We have successfully removed 50% of the operations that our program would have to perform. That’s a huge improvement!

Why Can’t the Programmer Just Write Better Code?

Programmers are human. Humans make mistakes, humans overlook facts that seem obvious in hindsight, and humans just aren’t paying attention sometimes.

Sometimes writing “better” (better meaning “code that does less work”) code means removing the context that helps humans to understand the code, or using obscure trickery that make it almost impossible for someone else to understand how this code works 3 years later when they need to make changes to it.

Sometimes these simple optimizations aren’t even visible to the programmer, and we only see them after performing other optimizations.

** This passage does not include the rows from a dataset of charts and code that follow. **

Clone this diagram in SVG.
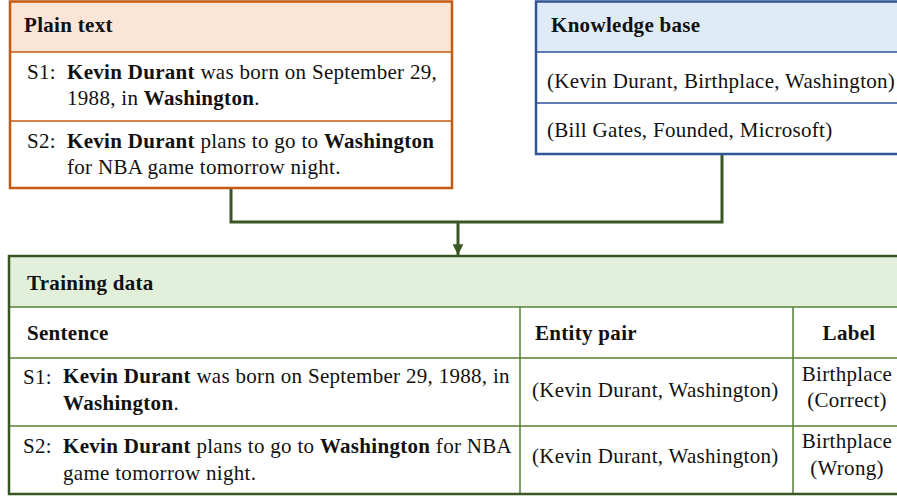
<svg xmlns="http://www.w3.org/2000/svg" width="897" height="498" viewBox="0 0 897 498">
<style>
text{font-family:"Liberation Serif","Times New Roman",serif;font-size:21px;letter-spacing:0.3px;fill:#111}
.b{font-weight:bold}
.c{text-anchor:middle}
.or{fill:none;stroke:#C55A11;stroke-width:2.5}
.orl{stroke:#C55A11;stroke-width:1.5}
.bl{fill:none;stroke:#2F5597;stroke-width:2.5}
.bll{stroke:#2F5597;stroke-width:1.5}
.gr{fill:none;stroke:#385723;stroke-width:2.5}
.grl{stroke:#538135;stroke-width:1.5}
.conn{fill:none;stroke:#385723;stroke-width:3}
</style>
<defs>
<marker id="ah" viewBox="0 0 10 10" refX="10" refY="5" markerWidth="3.6" markerHeight="3.6" orient="auto" markerUnits="strokeWidth">
<path d="M0,0 L10,5 L0,10 z" fill="#385723"/>
</marker>
</defs>
<g id="connectors">
<polyline class="conn" points="231,189 231,222 722,222 722,155"/>
<line class="conn" x1="458" y1="222" x2="458" y2="255" marker-end="url(#ah)"/>
</g>
<g id="plain-text">
<rect x="10" y="1" width="442" height="51" fill="#FBE5D6"/>
<rect x="10" y="52" width="442" height="136" fill="#fff"/>
<line class="orl" x1="10" y1="52" x2="452" y2="52"/>
<line class="orl" x1="10" y1="121" x2="452" y2="121"/>
<rect class="or" x="10" y="1.5" width="442" height="186.5"/>
<text class="b" x="24" y="32">Plain text</text>
<text x="27" y="79">S1:</text>
<text x="67" y="79"><tspan class="b">Kevin Durant</tspan> was born on September 29,</text>
<text x="67" y="105">1988, in <tspan class="b">Washington</tspan>.</text>
<text x="27" y="148">S2:</text>
<text x="67" y="148"><tspan class="b">Kevin Durant</tspan> plans to go to <tspan class="b">Washington</tspan></text>
<text x="67" y="174">for NBA game tomorrow night.</text>
</g>
<g id="knowledge-base">
<rect x="536" y="1" width="370" height="51" fill="#DEEBF7"/>
<rect x="536" y="52" width="370" height="102" fill="#fff"/>
<line class="bll" x1="536" y1="52" x2="906" y2="52"/>
<line class="bll" x1="536" y1="103" x2="906" y2="103"/>
<rect class="bl" x="536" y="1.5" width="370" height="152.5"/>
<text class="b" x="551" y="32">Knowledge base</text>
<text x="547" y="88">(Kevin Durant, Birthplace, Washington)</text>
<text x="547" y="137">(Bill Gates, Founded, Microsoft)</text>
</g>
<g id="training-data">
<rect x="9" y="256" width="900" height="51" fill="#E2EFDA"/>
<rect x="9" y="307" width="900" height="187" fill="#fff"/>
<line class="grl" x1="9" y1="307" x2="909" y2="307"/>
<line class="grl" x1="9" y1="358" x2="909" y2="358"/>
<line class="grl" x1="9" y1="426" x2="909" y2="426"/>
<line class="grl" x1="520" y1="307" x2="520" y2="494"/>
<line class="grl" x1="793" y1="307" x2="793" y2="494"/>
<rect class="gr" x="9" y="256" width="900" height="238"/>
<text class="b" x="27" y="290">Training data</text>
<text class="b" x="27" y="340">Sentence</text>
<text class="b" x="535" y="340">Entity pair</text>
<text class="b c" x="849" y="340">Label</text>
<text x="23" y="384">S1:</text>
<text x="63" y="383"><tspan class="b">Kevin Durant</tspan> was born on September 29, 1988, in</text>
<text x="63" y="410" class="b">Washington<tspan style="font-weight:normal">.</tspan></text>
<text x="532" y="397">(Kevin Durant, Washington)</text>
<text class="c" x="847" y="381">Birthplace</text>
<text class="c" x="847" y="407">(Correct)</text>
<text x="23" y="453">S2:</text>
<text x="63" y="453"><tspan class="b">Kevin Durant</tspan> plans to go to <tspan class="b">Washington</tspan> for NBA</text>
<text x="63" y="480">game tomorrow night.</text>
<text x="532" y="463">(Kevin Durant, Washington)</text>
<text class="c" x="847" y="448">Birthplace</text>
<text class="c" x="847" y="475">(Wrong)</text>
</g>
</svg>
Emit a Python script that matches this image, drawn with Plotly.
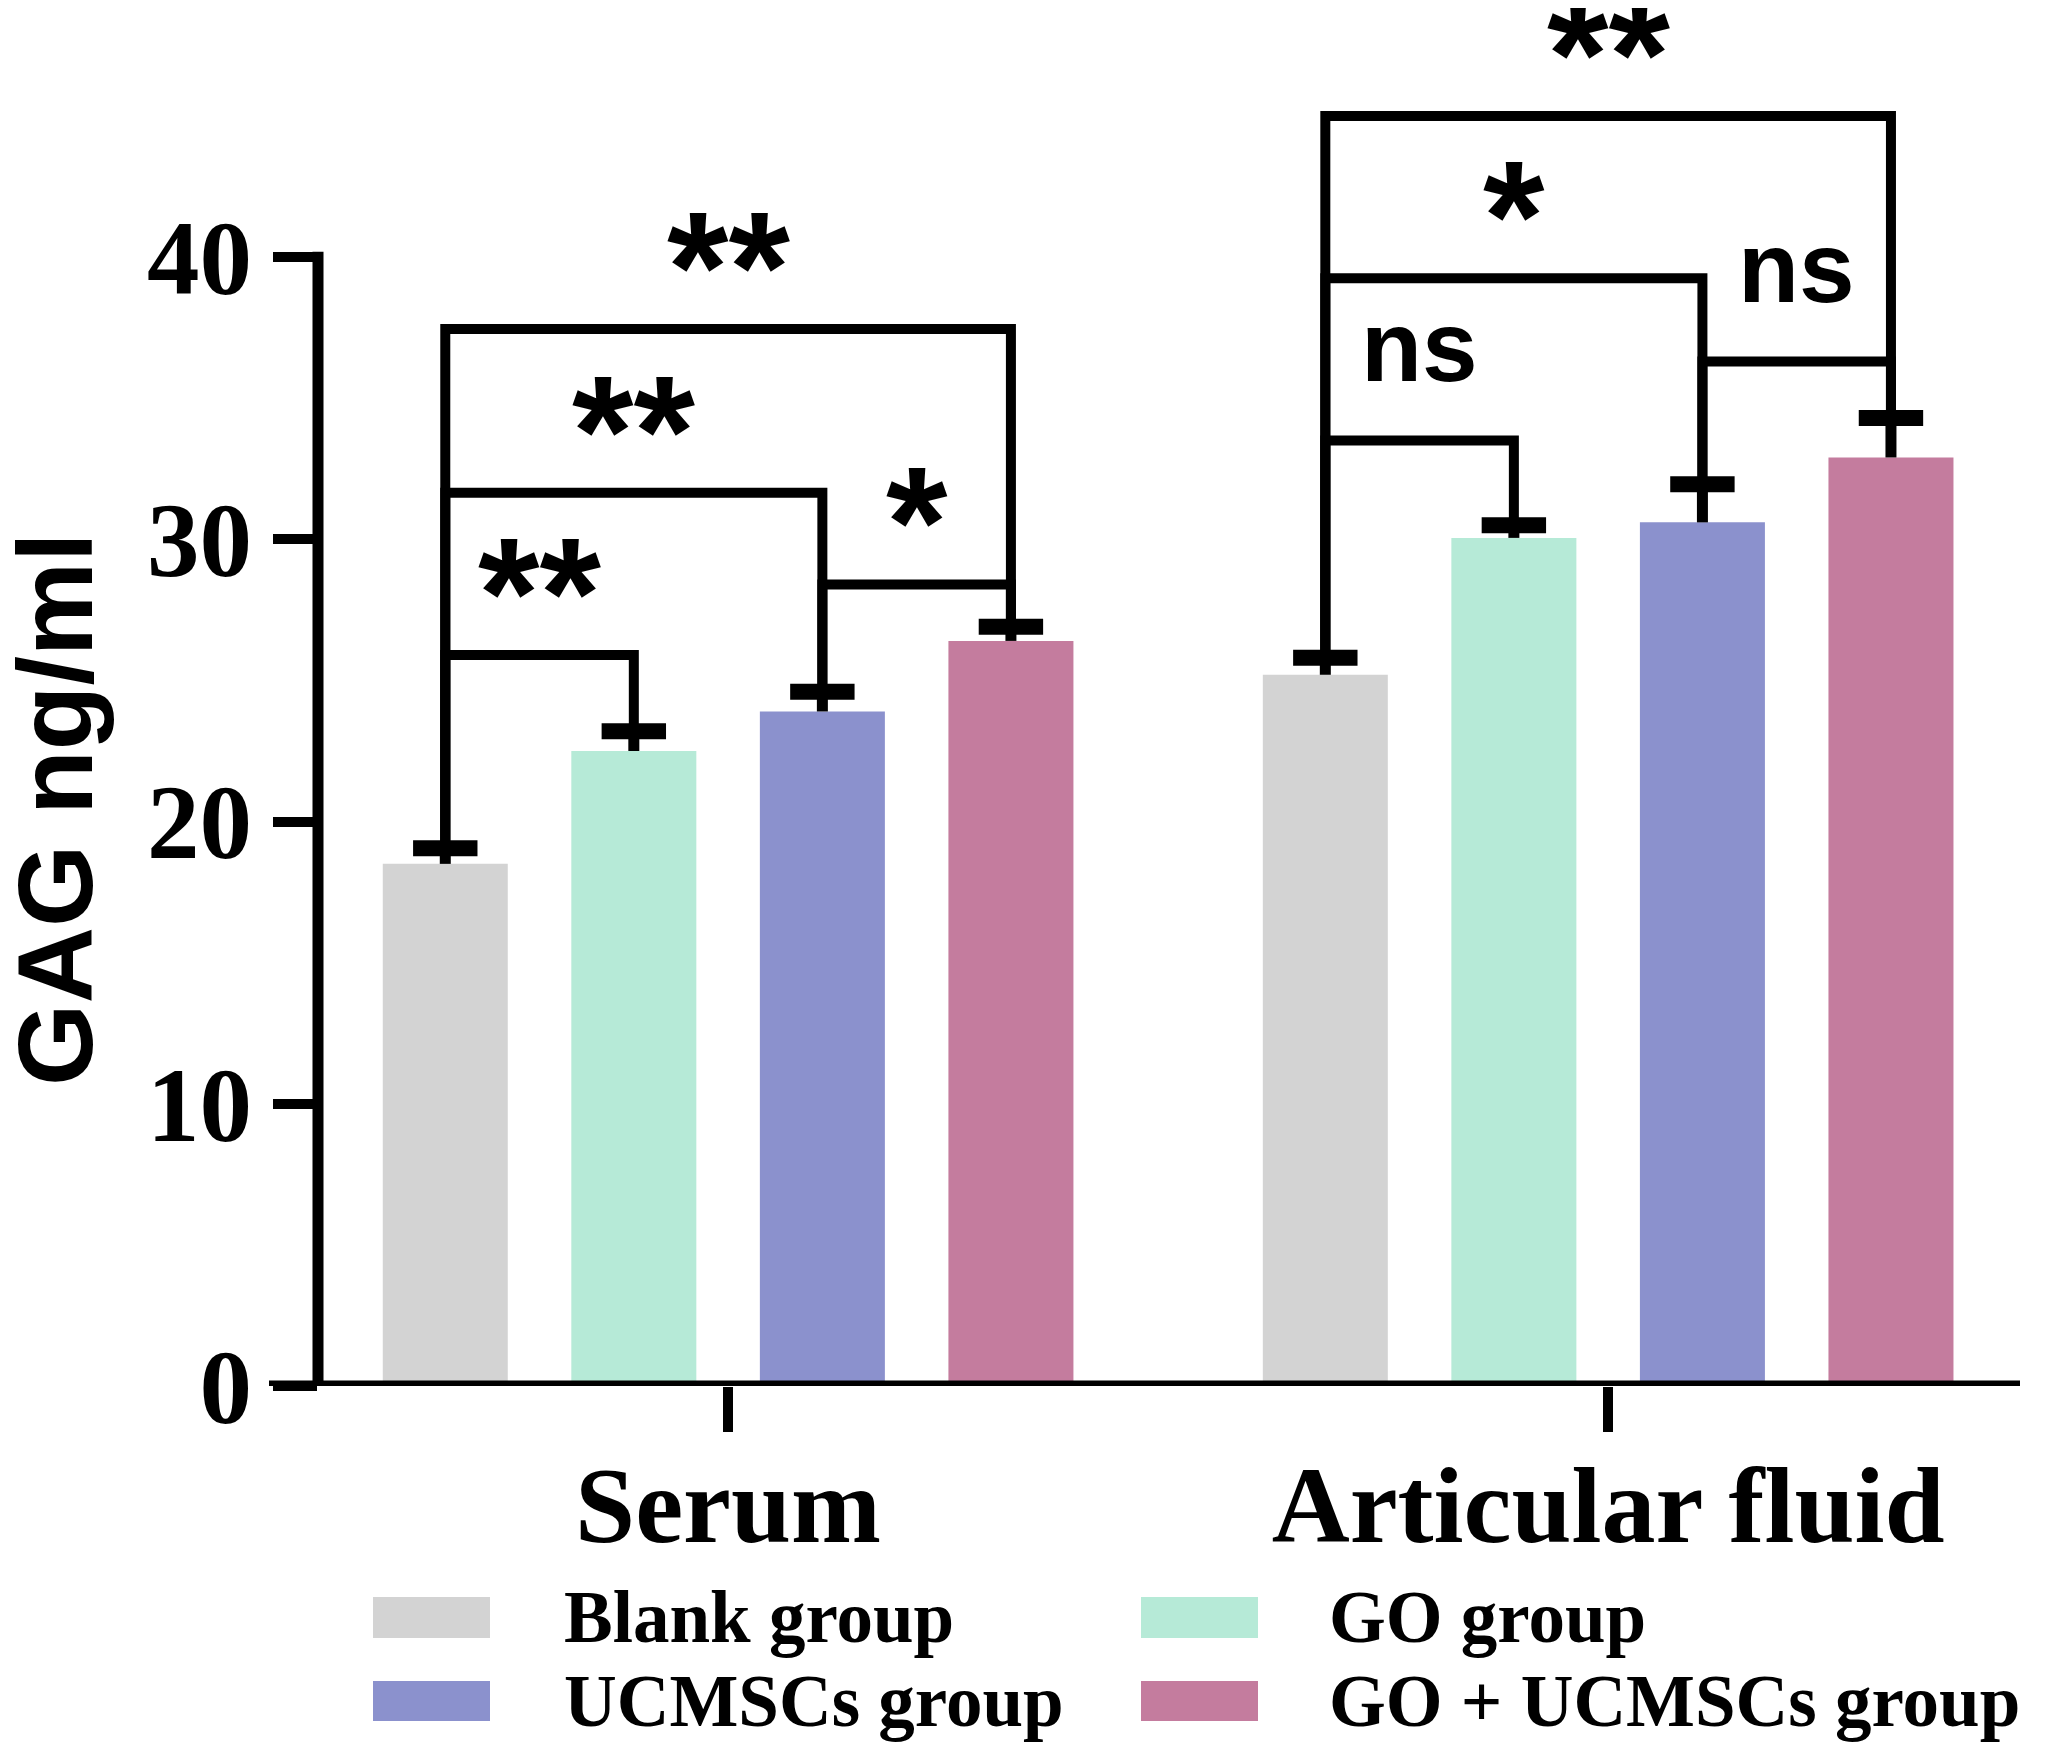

Point is, it’s much easier for everybody if we just teach the computer to do them. Computers don’t get sleepy or stupid, computers don’t get bored and stop paying attention, and they don’t forget how to do arithmetic for no apparent reason. If we can teach the computer to do these for us, we can worry more about solving problems instead of worrying about writing code that’s as efficient as possible.

Other Optimizations

While the optimizations shown in this article have been fairly simple, in the real world, compilers perform some obscenely complex optimizations, and rewrite code into something that would take most humans an hour to fully comprehend.

The only real limiting factor to how powerful these optimizations can be is how complicated it is to actually teach the computer to perform them. Thousands of PhD students, extremely talented engineers, and researchers around the world work on creating (discovering?) new optimizations and teaching compilers to apply them on a daily basis.

But, despite all of that, the goal remains the same: finding ways of achieving the same result while doing less work, and doing that work faster.

Conclusion

Adding a middle layer of “IR” in our compiler allows us to simplify the overall program, and allows us to easily spot and perform optimizations that are non-obvious when looking at an AST or the source code of the program.

Overall, the extra complexity is a trade-off that compilers are willing to make.